How To Write An Application Letter

Some colleges ask that you submit an application letter. This could be in addition to a personal statement or college entrance essay, or it could replace that document when you apply to college. In either case, if you have to write an application letter, make sure that you write a strong piece, as this could be the reason you’re accepted or rejected. Even with poor SAT scores, you can get into college with a great application letter; if you send something written without care, few test scores or transcripts will save you from rejection. Check out this application letter sample and follow the steps below to write your own.

Step One: Write the salutation.

A salutation is the part of the letter that addresses the reader by name. In general, it is not a good idea to just address the letter to “Dear Sir or Madam” or “College Entrance Committee.” Be more specific. If the college doesn’t come out and tell you who will be reading the letter, call and ask. They’ll give you the name of the person to whom the letter should be addressed. Make sure your salutation is formal.
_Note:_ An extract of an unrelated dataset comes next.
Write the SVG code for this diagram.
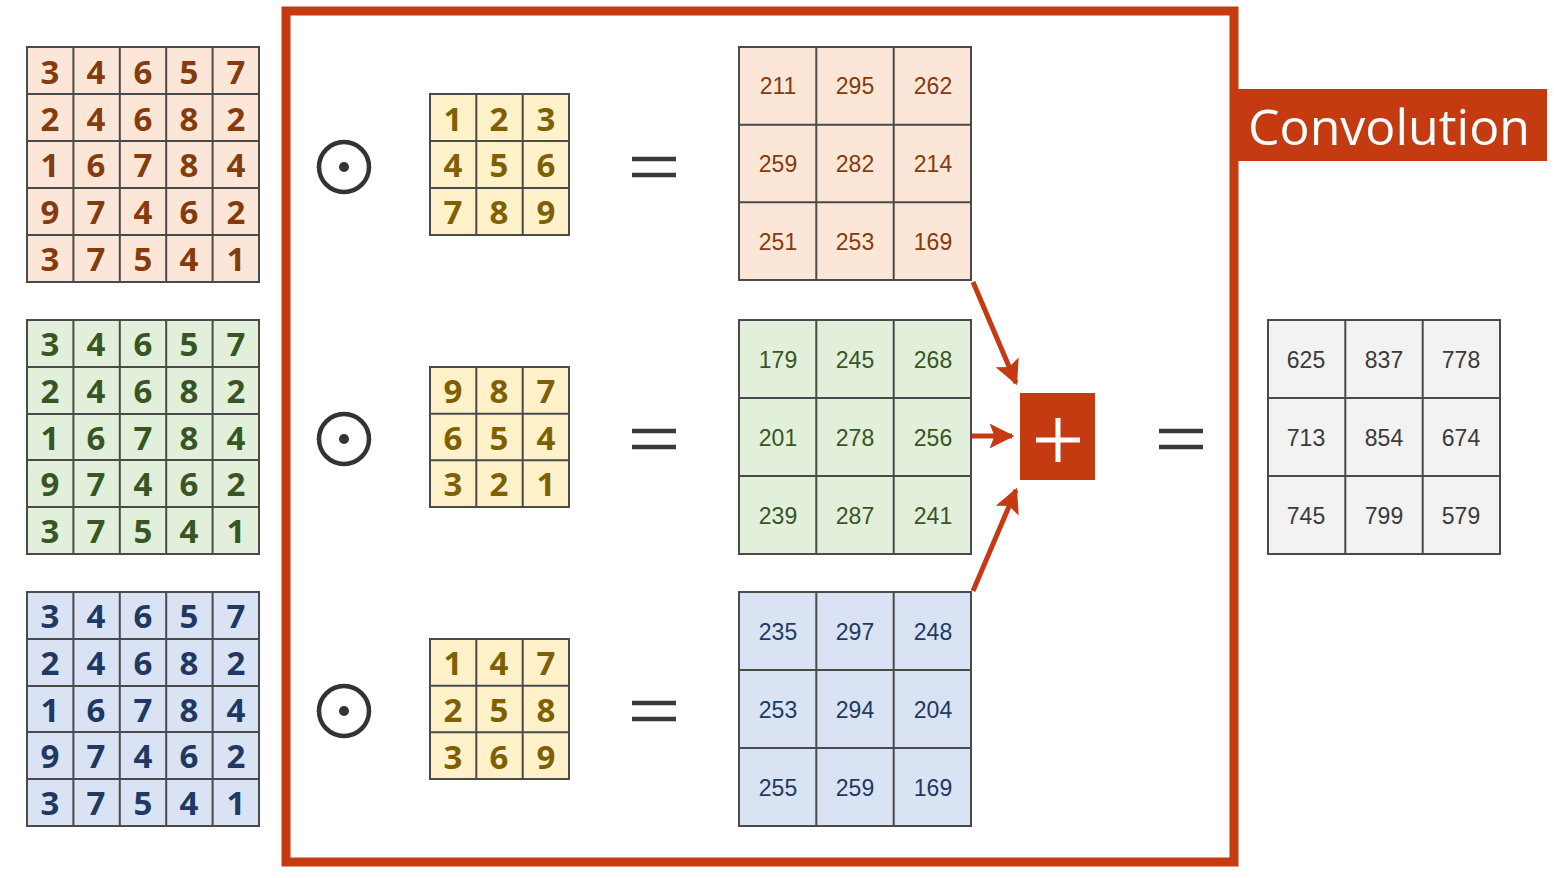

Step Two: Introduce yourself.

Think of the first few sentences of your application letter as an opening paragraph. Avoid wording like “I am writing because…”, and instead just come out and say why you are writing. A strong beginning will set the tone for the rest of the letter. You want your reader to be interested in learning more about you.

Step Three: Talk about why you want to attend their school.

Do a little research and then flaunt what you know in the second paragraph of your application letter. Be sure that this section emphasizes that you’re a good fit for the school due to the school’s characteristics. Be honest and avoid sounding like you’re sucking up.

Step Four: Talk about yourself in depth.

In the third paragraph, you really want to make your achievements shine. Application letters are only one to two pages long, so you don’t have a lot of room to talk about yourself. Focus on things that aren’t found elsewhere in your application packet. You can use examples to highlight how you’ve displayed these characteristics in the past.

Step Five: Be unique.

Before you close, have a paragraph that tells the reader why you are unique as compared to other students. In essence, you want to convince the school that you are not just a good fit, but will also add something to the college that they don’t already have. After all, every college wants alumni who are successful. Talk about your educational and career goals, highlight talents that you hope to expand upon in college, and point out you academic achievements.

Step Six: Say thanks.

Close out your letter with a reminder of what you’ve covered, and always thank the reader for his or her time. Finish the letter with your name, bother printed and signed. Don’t forget to sign – many students do every year.

Step Seven: Edit, edit, edit!

Your last step should be to edit the letter. Carefully review the text for typos and make sure that the content really makes you shine. You might want to consider having teachers, parents, or friends read over the letter to help you make it stronger.